Director: Richard Ayoade
Cast: Jesse Eisenberg, Mia Wasikowska, Wallace Shawn, Kobna Holbrook-Smyth
Running Time: 93 Minutes
Release Date: April 4th
According to Irish folklore should you encounter your doppelganger in the morning then good fortune is just around the corner; however should you encounter them in the evening then bad times and possibly death awaits. What then can we expect from the arrival of Jesse Eisenberg’s double? Meeting him as he does, in a film set in perpetual night time with not a natural source of light to be seen. Loosely based on the short story by Fyodor Dostoyevsky; Ayoade’s follow up to Submarine is the story of Simon; an ineffective, shadow of a human being who one evening encounters his confident and charming double, James.
As a piece of filmmaking, The Double wears its craft very much on its sleeve. From the sound and lighting to the sets and the props; everything is incredibly stylised, setting the film in a heightened reality not unlike something one would expect from the mind of Wes Anderson. Yet, where Anderson’s film are infused with American-style optimism, here Ayoade has infused his with the a much more British-style black comedy.
Although heightened, it is a reality many of us will immediately recognise; the film rarely leaves the concrete, decaying, claustrophobic buildings in which it is set. The oversized technology and corrugated steel walls should serve to distance us from the plot yet here they seem almost over familiar; there probably isn’t a flat in Ireland like the one James lives in, yet each of us will feel like we lived somewhere just like it.

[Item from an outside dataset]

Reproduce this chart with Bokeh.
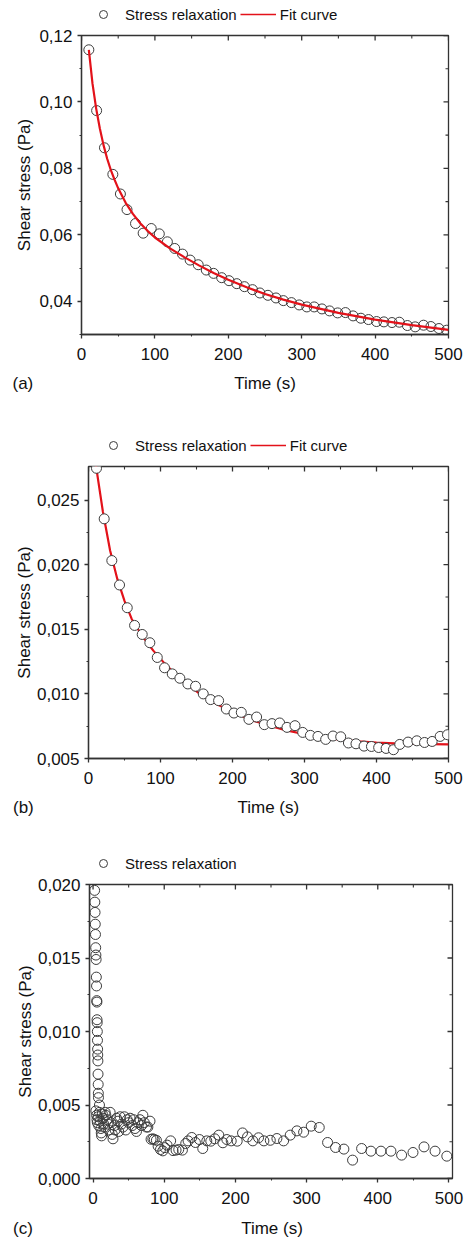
import math
from bokeh.plotting import figure
from bokeh.models import (FixedTicker, CustomJSTickFormatter, Legend, LegendItem, Label,
                          Range1d)
from bokeh.layouts import column
from bokeh.embed import file_html
from bokeh.resources import INLINE

FONT = "Liberation Sans"
RED = "#e3121a"
DARK = "#333333"
W = 465

# ---------------- data: panel (a) ----------------
a_time = [10, 20.6, 31.3, 42.7, 53, 62, 73.6, 84, 95, 106, 117, 127, 137.6, 148, 159,
          170, 180, 191, 201, 211.6, 222, 233, 243, 254, 265, 275, 286, 296.6, 307,
          317, 327.6, 338, 349, 359.6, 370, 380.6, 391, 402, 412, 423, 433, 444,
          454.6, 466, 476, 487, 497.6]
a_stress = [0.1157, 0.0974, 0.0862, 0.0782, 0.0723, 0.0676, 0.0634, 0.0605, 0.0619,
            0.0603, 0.0579, 0.0559, 0.0542, 0.0524, 0.0510, 0.0494, 0.0484, 0.0471,
            0.0462, 0.0453, 0.0444, 0.0435, 0.0425, 0.0418, 0.0410, 0.0402, 0.0396,
            0.0389, 0.0383, 0.0383, 0.0377, 0.0371, 0.0365, 0.0366, 0.0356, 0.0349,
            0.0345, 0.0339, 0.0338, 0.0336, 0.0337, 0.0327, 0.0323, 0.0328, 0.0324,
            0.0318, 0.0313]
a_fit_time = [10, 15, 20, 25, 30, 35, 40, 45, 50, 60, 70, 80, 90, 100, 120, 140, 160,
              180, 200, 225, 250, 275, 300, 350, 400, 450, 500]
a_fit = [0.1157, 0.1055, 0.0980, 0.0920, 0.0870, 0.0829, 0.0795, 0.0766, 0.0740,
         0.0697, 0.0663, 0.0635, 0.0612, 0.0592, 0.0560, 0.0533, 0.0508, 0.0485,
         0.0465, 0.0442, 0.0422, 0.0405, 0.0390, 0.0365, 0.0345, 0.0328, 0.0314]

# ---------------- data: panel (b) ----------------
b_time = [11.1, 21.8, 32.4, 43.1, 53.8, 64, 74.6, 85.2, 95.5, 105.6, 116.3, 126.9,
          138, 148.7, 159.4, 169.6, 180.7, 191.4, 202, 212.2, 222.8, 233.5, 244.2,
          254.8, 265.5, 275.7, 286.8, 297.5, 308.2, 318.7, 329.4, 339.6, 350.3, 361,
          371.5, 382.7, 393, 403, 413.3, 423.5, 432.3, 443.9, 456, 466.7, 477.3,
          488.4, 498.6]
b_stress = [0.02746, 0.02355, 0.02032, 0.01843, 0.01667, 0.01530, 0.01460, 0.01396,
            0.01282, 0.01202, 0.01155, 0.01121, 0.01077, 0.01059, 0.01000, 0.00956,
            0.00948, 0.00883, 0.00852, 0.00857, 0.00803, 0.00821, 0.00762, 0.00770,
            0.00775, 0.00741, 0.00754, 0.00702, 0.00679, 0.00671, 0.00648, 0.00674,
            0.00668, 0.00620, 0.00614, 0.00596, 0.00593, 0.00585, 0.00578, 0.00568,
            0.00609, 0.00627, 0.00637, 0.00624, 0.00632, 0.00671, 0.00684]
b_fit_time = [10, 20, 30, 40, 50, 60, 75, 90, 105, 120, 140, 160, 180, 200, 225, 250,
              275, 300, 325, 350, 375, 400, 425, 450, 475, 500]
b_fit = [0.0278, 0.0241, 0.0211, 0.0189, 0.0172, 0.0158, 0.01445, 0.01335, 0.0124,
         0.01155, 0.0106, 0.0098, 0.00915, 0.0086, 0.0080, 0.00755, 0.00718, 0.00688,
         0.00664, 0.00645, 0.00632, 0.00623, 0.00617, 0.00614, 0.00612, 0.00610]

# ---------------- data: panel (c) ----------------
c_time = [2.2, 2.5, 2.8, 3.1, 3.4, 3.7, 4.0, 4.3, 4.6, 4.9, 5.2, 5.4, 5.6, 5.8, 6.0,
          6.2, 6.4, 6.6, 6.8, 7.0, 7.2, 7.4, 7.6, 9.0,
          4, 5, 5.5, 6, 7, 8, 9, 10, 11, 11.5, 12, 13, 14, 15, 16, 17, 18, 20, 21, 22,
          24, 25, 27, 28, 30, 31, 33, 35, 36, 38, 40, 42, 44, 46, 48, 50, 52, 55, 57,
          59, 61, 63, 66, 68, 70, 72, 75, 77, 80,
          81.5, 84, 86, 89, 91.4, 94.7, 98, 100.8, 104, 109, 112.4, 116.6, 120.4,
          125.5, 130.2, 133.5, 138.7, 143.8, 149.5, 154.1, 159.8, 165.4, 171, 176.7,
          182.4, 188, 194.1, 202.5, 210, 217, 224.5, 232.5, 240, 249, 258.3, 267.7,
          277, 286.4, 295.8, 306.5, 317.8, 329.5, 340.7, 352.4, 364.6, 377.3, 390.4,
          404.5, 418.5, 433.5, 449.5, 465, 480.5, 497]
c_stress = [0.0196, 0.0188, 0.0181, 0.0173, 0.0166, 0.0157, 0.0152, 0.0149, 0.0137,
            0.0131, 0.0121, 0.0120, 0.0108, 0.0106, 0.0100, 0.0094, 0.0088, 0.0084,
            0.0080, 0.0071, 0.0064, 0.0058, 0.0055, 0.0050,
            0.0046, 0.0043, 0.0040, 0.0038, 0.0042, 0.0036, 0.0045, 0.0039, 0.0034,
            0.0031, 0.0029, 0.0044, 0.0041, 0.0037, 0.0035, 0.0045, 0.0043, 0.0040,
            0.0037, 0.0033, 0.0045, 0.0038, 0.0030, 0.0027, 0.0036, 0.0033, 0.0041,
            0.0039, 0.0032, 0.0042, 0.0037, 0.0035, 0.0042, 0.0033, 0.0040, 0.0038,
            0.0041, 0.0036, 0.0040, 0.0034, 0.0032, 0.0038, 0.0040, 0.0036, 0.0043,
            0.0038, 0.0035, 0.0035, 0.0039,
            0.00267, 0.00270, 0.00265, 0.00260, 0.00220, 0.00197, 0.00188, 0.00210,
            0.00227, 0.00256, 0.00190, 0.00193, 0.00197, 0.00193, 0.00238, 0.00256,
            0.00279, 0.00245, 0.00265, 0.00204, 0.00256, 0.00254, 0.00270, 0.00295,
            0.00243, 0.00265, 0.00256, 0.00254, 0.00310, 0.00283, 0.00256, 0.00277,
            0.00256, 0.00260, 0.00272, 0.00256, 0.00295, 0.00324, 0.00315, 0.00356,
            0.00347, 0.00245, 0.00211, 0.00200, 0.00125, 0.00204, 0.00186, 0.00186,
            0.00186, 0.00159, 0.00177, 0.00215, 0.00186, 0.00152]

# ---------------- ticks / labels ----------------
x_ticks = [0, 100, 200, 300, 400, 500]
x_labels = ["0", "100", "200", "300", "400", "500"]
x_minor = [50, 150, 250, 350, 450]

a_yticks = [0.04, 0.06, 0.08, 0.10, 0.12]
a_ylabels = ["0,04", "0,06", "0,08", "0,10", "0,12"]
a_yminor = [0.03, 0.05, 0.07, 0.09, 0.11]

b_yticks = [0.005, 0.010, 0.015, 0.020, 0.025]
b_ylabels = ["0,005", "0,010", "0,015", "0,020", "0,025"]
b_yminor = [0.0075, 0.0125, 0.0175, 0.0225]

c_yticks = [0.000, 0.005, 0.010, 0.015, 0.020]
c_ylabels = ["0,000", "0,005", "0,010", "0,015", "0,020"]
c_yminor = [0.0025, 0.0075, 0.0125, 0.0175]

LOOKUP = ("const i = tvals.findIndex(t => Math.abs(t - tick) < 1e-9);"
          "return i >= 0 ? tlabels[i] : '';")


def strip(height):
    s = figure(width=W, height=height, output_backend="svg", toolbar_location=None,
               x_range=Range1d(0, W), y_range=Range1d(0, height),
               x_axis_location=None, y_axis_location=None, frame_align=False,
               min_border=0, min_border_left=0, min_border_right=0,
               min_border_top=0, min_border_bottom=0)
    s.grid.visible = False
    s.outline_line_color = None
    s.background_fill_color = "white"
    s.border_fill_color = "white"
    return s


def legend_strip(height, with_fit, fill, loc):
    s = strip(height)
    items = []
    sc = s.scatter([-50], [-50], marker="circle", size=10, fill_color=fill,
                   line_color="#3c3c3c", line_width=1)
    items.append(LegendItem(label="Stress relaxation", renderers=[sc]))
    if with_fit:
        ln = s.line([-60, -40], [-50, -50], line_color=RED, line_width=1.5)
        items.append(LegendItem(label="Fit curve", renderers=[ln]))
    s.add_layout(Legend(items=items, location=loc, orientation="horizontal",
                        glyph_width=36, glyph_height=20, label_standoff=4, spacing=3,
                        padding=0, margin=0, border_line_color=None,
                        background_fill_alpha=0, label_text_font=FONT,
                        label_text_font_size="15px", label_text_color="#111111"))
    return s


def title_strip(height, tag, tag_x, title_x, y):
    s = strip(height)
    for txt, x, al in ((tag, tag_x, "left"), ("Time (s)", title_x, "center")):
        s.add_layout(Label(x=x, y=y, x_units="screen", y_units="screen", text=txt,
                           text_font=FONT, text_font_size="17px", text_color="#111111",
                           text_baseline="middle", text_align=al))
    return s


def panel(height, mleft, mright, mtop, mbottom, xr, yr, yticks, ylabels, yminor,
          ylab_standoff):
    p = figure(width=W, height=height, output_backend="svg", toolbar_location=None,
               x_range=Range1d(*xr), y_range=Range1d(*yr), frame_align=False,
               min_border_left=mleft, min_border_right=mright,
               min_border_top=mtop, min_border_bottom=mbottom)
    p.grid.visible = False
    p.outline_line_color = DARK
    p.outline_line_width = 1.3
    p.background_fill_color = "white"
    p.border_fill_color = "white"

    xa = p.xaxis[0]
    xa.ticker = FixedTicker(ticks=x_ticks, minor_ticks=x_minor)
    xa.formatter = CustomJSTickFormatter(args=dict(tvals=x_ticks, tlabels=x_labels), code=LOOKUP)
    ya = p.yaxis[0]
    ya.ticker = FixedTicker(ticks=yticks, minor_ticks=yminor)
    ya.formatter = CustomJSTickFormatter(args=dict(tvals=yticks, tlabels=ylabels), code=LOOKUP)

    for ax in (xa, ya):
        ax.axis_line_color = DARK
        ax.axis_line_width = 1.3
        ax.major_tick_line_color = DARK
        ax.minor_tick_line_color = DARK
        ax.major_tick_line_width = 1.3
        ax.minor_tick_line_width = 1.1
        ax.major_tick_out = 4
        ax.major_tick_in = 0
        ax.minor_tick_out = 2
        ax.minor_tick_in = 0
        ax.major_label_text_font = FONT
        ax.major_label_text_font_size = "17px"
        ax.major_label_text_color = "#111111"
        ax.axis_label_text_font = FONT
        ax.axis_label_text_font_size = "17px"
        ax.axis_label_text_font_style = "normal"
        ax.axis_label_text_color = "#111111"
    xa.major_label_standoff = 9
    ya.major_label_standoff = 5
    ya.axis_label = "Shear stress (Pa)"
    ya.axis_label_standoff = ylab_standoff

    # inward ticks on the top and right frame edges (half of each dash is clipped)
    p.scatter(x_ticks, [yr[1]] * len(x_ticks), marker="dash", angle=math.pi / 2,
              size=10, line_color=DARK, line_width=1.3)
    p.scatter(x_minor, [yr[1]] * len(x_minor), marker="dash", angle=math.pi / 2,
              size=6, line_color=DARK, line_width=1.1)
    p.scatter([xr[1]] * len(yticks), yticks, marker="dash", size=10,
              line_color=DARK, line_width=1.3)
    p.scatter([xr[1]] * len(yminor), yminor, marker="dash", size=6,
              line_color=DARK, line_width=1.1)
    return p


# panel (a)
leg_a = legend_strip(24, True, None, (85, 0))
pa = panel(346, 81, 17, 11, 36, (0, 500), (0.03, 0.12), a_yticks, a_ylabels, a_yminor, 2)
pa.scatter(a_time, a_stress, marker="circle", size=10, fill_color=None,
           line_color="#3c3c3c", line_width=1)
pa.line(a_fit_time, a_fit, line_color=RED, line_width=2.2)
tit_a = title_strip(30, "(a)", 12, 264.5, 17)

# panel (b)
leg_b = legend_strip(55, True, "white", (95, 0))
pb = panel(339, 88, 17, 11, 36, (0, 500), (0.005, 0.0276), b_yticks, b_ylabels, b_yminor, 0)
pb.line(b_fit_time, b_fit, line_color=RED, line_width=2.2)
pb.scatter(b_time, b_stress, marker="circle", size=10, fill_color="white",
           line_color="#3c3c3c", line_width=1)
tit_b = title_strip(28, "(b)", 12.5, 267.8, 15)

# panel (c)
leg_c = legend_strip(51, False, None, (85, 0))
pc = panel(341, 89, 13, 11, 36, (-5, 505), (0.0, 0.020), c_yticks, c_ylabels, c_yminor, 0)
pc.scatter(c_time, c_stress, marker="circle", size=10, fill_color=None,
           line_color="#3c3c3c", line_width=1)
tit_c = title_strip(28, "(c)", 12.5, 271.5, 14)

layout = column(leg_a, pa, tit_a, leg_b, pb, tit_b, leg_c, pc, tit_c, spacing=0)
open("out.html", "w").write(file_html(layout, INLINE))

Of all the craftsmanship on show here, it’s Ayoade mastery of sound that really stands out. The sound of marching feet breaks from the diegesis and once no longer in sync with the action on screen becomes a part of the soundtrack. Similarly a joke about Simon’s exit from a train being continually blocked by packages leads to some fun with the sound mixing as the packages begin to get packed in time with the soundtrack. Largely sparing traditional instruments for exaggerated sounds of the office and industry, Ayoade has added to the feeling of alienation from nature and from life.
Eisenberg adds another performance to his list of impressive showings, here managing to be entirely convincing as two separate characters without even the help of something as simple as a costume change. It is very much his film, with everyone else relegated to the supporting roles. There are some star turns here as well and Wallace Shawn is due a special mention for his performance as James’ boss Mr Papadopoulos but you should look out for two great cameo turns from Paddy Considine and Chris Morris.
Despite all this symbolism and urban alienation what should not go unmentioned here is just how funny it is. There are few dark comedies that can muster the amount of belly laughs that this film manages to fit into its trim ninety-three minute running time. Ayoade’s editing and Eisenberg’s performance milk every last giggle out of Avi Korine’s script.
In short, it may not be an original idea but it certainly is an original vision. A true testament to what invention can be brought to any project as long as those behind it are willing and able. With his recently announced turn as Lex Luthor on the horizon, Eisenberg should be financially sound enough to keep experimenting in cut fee fare such as this. Ayoade on the other hand has done enough to cement himself as a credible and exciting young auteur; the move to Hollywood can only be a matter of time now, lets hope they don’t knock the darkness out of him.